Learning from quantum data using classical machine learning models has emerged as a promising paradigm toward realizing quantum advantages. Despite extensive analyses on their performance, clean and fully labeled quantum data from the target domain are often unavailable in practical scenarios, forcing models to be trained on data collected under conditions that differ from those encountered at deployment. This mismatch highlights the need for new approaches beyond the common assumptions of prior work. In this work, we address this issue by employing an unsupervised domain adaptation framework for learning from imperfect quantum data. Specifically, by leveraging classical representations of quantum states obtained via classical shadows, we perform unsupervised domain adaptation entirely within a classical computational pipeline once measurements on the quantum states are executed. We numerically evaluate the framework on quantum phases of matter and entanglement classification tasks under realistic domain shifts. Across both tasks, our method outperforms source-only non-adaptive baselines and target-only unsupervised learning approaches, demonstrating the practical applicability of domain adaptation to realistic quantum data learning.

Figures (6)

• Figure 1: Schematic illustration of unsupervised domain adaptation (UDA) for quantum data. (Upper) The labeled source domain and the unlabeled target domain follow different distributions; as a consequence, the decision boundary learned on the source domain is generally misaligned with the target data. (Lower) A feature-extraction map is learned so that the resulting representation preserves label-relevant structure while reducing domain-specific discrepancies, enabling a decision rule that transfers from the source to the target domain. One such method is a domain-adversarial training as described in Sec. \ref{['sec:uda-method']}.
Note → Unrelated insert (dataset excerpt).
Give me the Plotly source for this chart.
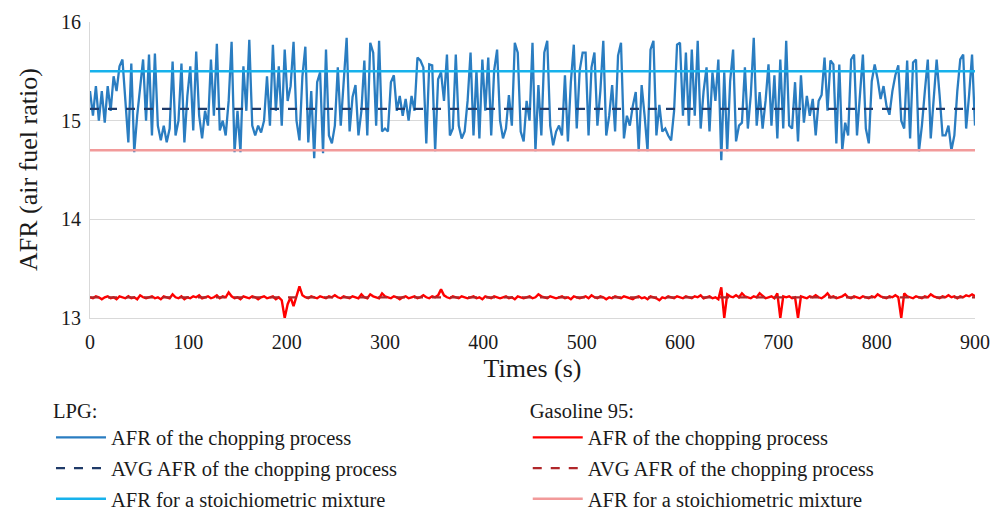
import plotly.graph_objects as go

# Sampling times (s)
times = list(range(0, 901, 3))

# LPG: AFR of the chopping process
lpg_afr = [
    15.30,15.05,15.35,15.00,15.30,14.98,15.35,15.10,15.45,15.30,
    15.55,15.62,15.20,14.78,15.58,14.68,15.05,15.35,15.62,15.00,
    15.67,14.85,15.68,14.95,14.80,14.95,14.78,14.92,15.60,14.85,
    15.00,15.58,14.78,15.25,15.55,14.90,15.70,15.05,14.82,15.10,
    14.95,15.62,15.05,15.78,14.90,15.00,14.85,15.20,15.80,14.68,
    15.10,14.68,15.55,15.10,15.82,14.95,14.85,14.95,14.88,15.00,
    15.45,14.95,15.77,15.10,15.55,14.95,15.72,15.20,15.35,15.80,
    15.00,14.80,15.45,15.75,14.78,15.30,14.62,
    15.39,15.49,14.67,15.72,14.85,14.77,14.95,15.54,14.95,15.39,
    15.84,14.89,15.24,15.36,14.85,15.10,15.61,14.85,15.79,15.69,
    14.95,15.81,14.89,14.92,14.89,15.39,15.46,15.10,15.25,15.05,
    15.22,15.00,15.25,15.10,15.64,15.61,15.54,14.77,15.57,15.56,
    14.69,15.42,15.49,15.20,15.67,14.85,14.92,15.67,14.95,14.82,
    14.89,15.20,15.69,14.85,15.51,14.82,15.62,15.10,15.64,14.85,
    15.51,15.72,15.00,14.82,14.92,15.26,14.95,15.79,15.69,14.89,
    14.79,15.20,
    15.00,15.79,14.69,15.36,14.85,15.69,15.81,14.95,14.75,14.89,
    14.95,14.85,15.46,14.79,15.39,15.77,14.92,15.51,15.69,15.69,
    14.85,15.54,15.69,14.95,15.30,15.81,14.85,15.05,15.36,14.89,
    15.66,15.79,14.82,15.05,14.95,15.15,15.29,14.69,15.36,15.05,
    14.69,15.72,15.81,14.85,15.16,14.89,14.92,14.85,14.80,15.10,
    15.77,15.79,15.05,15.69,14.95,15.72,15.05,15.81,14.92,15.30,
    15.54,14.89,15.49,15.20,15.62,14.60,15.49,14.69,15.40,15.72,
    14.79,14.95,14.98,15.54,
    14.92,15.26,15.84,14.95,15.29,14.92,15.20,15.57,14.95,15.46,
    14.82,15.62,14.92,15.81,14.95,14.92,15.39,14.79,15.46,14.98,
    15.25,15.05,15.22,14.85,15.20,15.26,15.64,15.10,15.61,15.57,
    14.77,15.57,14.70,14.98,14.85,15.62,15.67,14.85,15.25,15.67,
    14.92,14.77,15.40,15.57,15.42,15.22,15.35,15.15,15.06,15.30,
    15.46,15.56,15.00,14.92,15.61,14.82,15.59,15.62,14.69,14.95,
    15.30,15.62,14.82,15.20,15.62,15.26,14.85,14.85,14.95,14.70,
    14.85,15.30,15.62,15.67,14.92,15.26,15.67,14.95,
]

# Gasoline 95: AFR of the chopping process
gas_afr = [
    13.21,13.20,13.22,13.21,13.19,13.21,13.22,13.20,13.21,13.19,13.22,13.21,13.20,13.22,13.20,13.21,13.19,13.23,13.21,13.20,
    13.21,13.22,13.20,13.21,13.19,13.22,13.21,13.20,13.24,13.21,13.20,13.22,13.19,13.21,13.20,13.22,13.21,13.23,13.20,13.21,
    13.22,13.20,13.21,13.23,13.20,13.22,13.21,13.26,13.22,13.20,13.21,13.19,13.22,13.21,13.20,13.22,13.21,13.19,13.21,13.22,
    13.20,13.21,13.22,13.19,13.21,13.18,13.00,13.14,13.21,13.12,13.22,13.32,13.23,13.21,13.20,13.22,13.21,13.20,13.22,13.21,
    13.20,13.22,13.21,13.23,13.21,13.20,13.22,13.21,13.20,13.22,13.21,13.20,13.24,13.21,13.20,13.24,13.22,13.21,13.20,13.25,
    13.22,13.21,13.20,13.22,13.21,13.19,13.21,13.22,13.20,13.21,13.22,13.20,13.21,13.23,13.21,13.20,13.22,13.21,13.23,13.29,
    13.23,13.21,13.20,13.22,13.21,13.20,13.22,13.21,13.20,13.21,13.22,13.20,13.21,13.19,13.22,13.21,13.20,13.22,13.21,13.20,
    13.21,13.22,13.20,13.21,13.19,13.22,13.21,13.20,13.21,13.22,13.20,13.21,13.24,13.22,13.21,13.20,13.22,13.21,13.20,13.21,
    13.22,13.20,13.21,13.19,13.22,13.21,13.20,13.21,13.22,13.20,13.23,13.21,13.20,13.22,13.21,13.19,13.21,13.20,13.22,13.21,
    13.20,13.22,13.21,13.20,13.19,13.21,13.22,13.20,13.21,13.19,13.22,13.21,13.20,13.18,13.21,13.20,13.22,13.21,13.20,13.22,
    13.21,13.20,13.22,13.21,13.20,13.22,13.21,13.23,13.20,13.21,13.22,13.20,13.21,13.19,13.31,13.00,13.24,13.22,13.21,13.23,
    13.21,13.25,13.22,13.21,13.20,13.22,13.21,13.25,13.22,13.20,13.21,13.22,13.20,13.25,13.00,13.22,13.21,13.22,13.20,13.21,
    13.00,13.22,13.21,13.20,13.22,13.21,13.23,13.21,13.20,13.22,13.25,13.21,13.22,13.20,13.21,13.22,13.24,13.21,13.20,13.22,
    13.21,13.20,13.22,13.21,13.20,13.22,13.21,13.24,13.22,13.21,13.20,13.22,13.21,13.23,13.21,13.00,13.25,13.22,13.21,13.20,
    13.22,13.21,13.20,13.22,13.21,13.24,13.22,13.21,13.20,13.22,13.21,13.23,13.21,13.22,13.20,13.22,13.21,13.23,13.22,13.24,
    13.22,
]

# Constant reference levels
ref_x = [0, 900]
lpg_avg = 15.12
lpg_stoich = 15.5
gas_avg = 13.21
gas_stoich = 14.7

x_ticks = [0, 100, 200, 300, 400, 500, 600, 700, 800, 900]
y_ticks = [13, 14, 15, 16]

FONT = "Liberation Serif"
TXT = "#1a1a1a"

fig = go.Figure()

# LPG traces
fig.add_trace(go.Scatter(x=times, y=lpg_afr, mode="lines",
                         line=dict(color="#2A7DC1", width=2.3),
                         name="AFR of the chopping process",
                         legend="legend", legendgroup="l1"))
fig.add_trace(go.Scatter(x=ref_x, y=[lpg_avg] * 2, mode="lines",
                         line=dict(color="#1F3A68", width=2.2, dash="dash"),
                         name="AVG AFR of the chopping process",
                         legend="legend", legendgroup="l2"))
fig.add_trace(go.Scatter(x=ref_x, y=[lpg_stoich] * 2, mode="lines",
                         line=dict(color="#17B2EC", width=2.5),
                         name="AFR for a stoichiometric mixture",
                         legend="legend", legendgroup="l3"))

# Gasoline traces
fig.add_trace(go.Scatter(x=times, y=gas_afr, mode="lines",
                         line=dict(color="#FF0000", width=2.4),
                         name="AFR of the chopping process",
                         legend="legend2", legendgroup="g1"))
fig.add_trace(go.Scatter(x=ref_x, y=[gas_avg] * 2, mode="lines",
                         line=dict(color="#B0272A", width=2.2, dash="dash"),
                         name="AVG AFR of the chopping process",
                         legend="legend2", legendgroup="g2"))
fig.add_trace(go.Scatter(x=ref_x, y=[gas_stoich] * 2, mode="lines",
                         line=dict(color="#F29A9A", width=2.5),
                         name="AFR for a stoichiometric mixture",
                         legend="legend2", legendgroup="g3"))

legend_common = dict(
    font=dict(family=FONT, size=20.5, color=TXT),
    traceorder="grouped", tracegroupgap=1,
    bgcolor="rgba(0,0,0,0)", borderwidth=0,
    xanchor="left", yanchor="top", itemwidth=50,
    xref="container", yref="container",
)

fig.update_layout(
    width=992, height=513,
    margin=dict(l=90, r=17, t=22, b=195, autoexpand=False),
    paper_bgcolor="white", plot_bgcolor="white",
    font=dict(family=FONT, color=TXT),
    showlegend=True,
    legend=dict(**legend_common, x=0.0514, y=0.238,
                title=dict(text="LPG:", font=dict(family=FONT, size=20.5, color=TXT))),
    legend2=dict(**legend_common, x=0.532, y=0.238,
                 title=dict(text="Gasoline 95:", font=dict(family=FONT, size=20.5, color=TXT))),
    xaxis=dict(range=[0, 900], tickvals=x_ticks, showgrid=False,
               showline=True, linecolor="#D9D9D9", linewidth=1, zeroline=False,
               ticks="outside", ticklen=6, tickcolor="rgba(0,0,0,0)",
               tickfont=dict(family=FONT, size=20, color=TXT),
               title=dict(text="Times (s)", font=dict(family=FONT, size=26, color=TXT), standoff=6)),
    yaxis=dict(range=[13, 16], tickvals=y_ticks, showgrid=True, gridcolor="#D9D9D9", gridwidth=1,
               showline=True, linecolor="#D9D9D9", linewidth=1, zeroline=False,
               ticks="outside", ticklen=4, tickcolor="rgba(0,0,0,0)",
               tickfont=dict(family=FONT, size=20, color=TXT)),
    annotations=[dict(text="AFR (air fuel ratio)", xref="paper", yref="paper",
                      x=-0.07, y=0.5, xanchor="center", yanchor="middle",
                      textangle=-90, showarrow=False,
                      font=dict(family=FONT, size=26, color=TXT))],
)

fig.write_html("out.html", post_script="document.body.style.margin='0';",
               config={"displayModeBar": False})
• Figure 2: Learning pipeline for unsupervised domain adaptation from classical shadow datasets based on CDAN. The input is the labeled source data $(S_{T_{\mathrm{s}}}(\rho^{\mathrm{s}}_i), y)\in\mathcal{D}^{\mathrm{s}}_{N_{\mathrm{s}}}$ or the unlabeled target data $S_{T_{\mathrm{s}}}(\rho^{\mathrm{s}}_j) \in \mathcal{D}^{\mathrm{t}}_{N_{\mathrm{t}}}$, each consisting of Pauli classical shadow. A feature map $\Phi^{\dd}$ converts each shadow record to an input feature tensor $z$ whose size may depend on the domain $d$. The feature extractor $G_{\bm{\theta}_f}$ consists of an input-size adapter $A^{\dd}_{\mathbf{w}_{\dd}}$ to convert $z$ to a fixed-shape input $\tilde{z}$ followed by a CNN that takes $\tilde{z}$ as input. The CNN includes DSBN layers $\mathrm{BN}^{\dd}$. The latent feature $h = G_{\bm{\theta}_f}(z)$ is converted to the label probability distribution via a label classifier $C_{\bm{\theta}_Y}$ to give a label prediction $\hat{y}$ by taking the argmax. The Kronecker product of $h$ and the label probability distribution is fed into a domain discriminator $D_{\bm{\theta}_\mathrm{dom}}$, which outputs a prediction of which domain the given data belongs to. While the feature extractor and the label classifier are trained to minimize the label classification loss $\mathcal{L}_Y$ using labeled source examples, they are simultaneously trained to maximize the domain discrimination loss $\mathcal{L}_\mathrm{dom}$ via GRL. The domain discriminator is adversarially trained to minimize $\mathcal{L}_\mathrm{dom}$. This way, the label-conditional latent feature distributions over the two domains are made similar while keeping the class-label distinguishability.
• Figure 3: The forward mapping of the whole pipeline.
• Figure 4: Ground-state subspace overlap of the target domains for (a) Cluster and (b) ANNNI models with QETU-based algorithmic state-preparation imperfection. Each panel shows $F_{\mathcal{G}}(\bm{x})=\langle \psi | \Pi_{\mathcal{G}(\bm{x})} | \psi \rangle$ at the corresponding Hamiltonian parameters. Only target domains are shown because source states are exact in these simulations.
• Figure 5: Predicted phase diagrams for QETU-based targets obtained by UDA at $T=10^4$ shots per data point. The displayed trial is selected as follows: for each of the $10$ trials, select a model by EnsV using only target-train predictions, and then choose the trial whose target-unseen macro-F1 is closest to the median over the $10$ trials.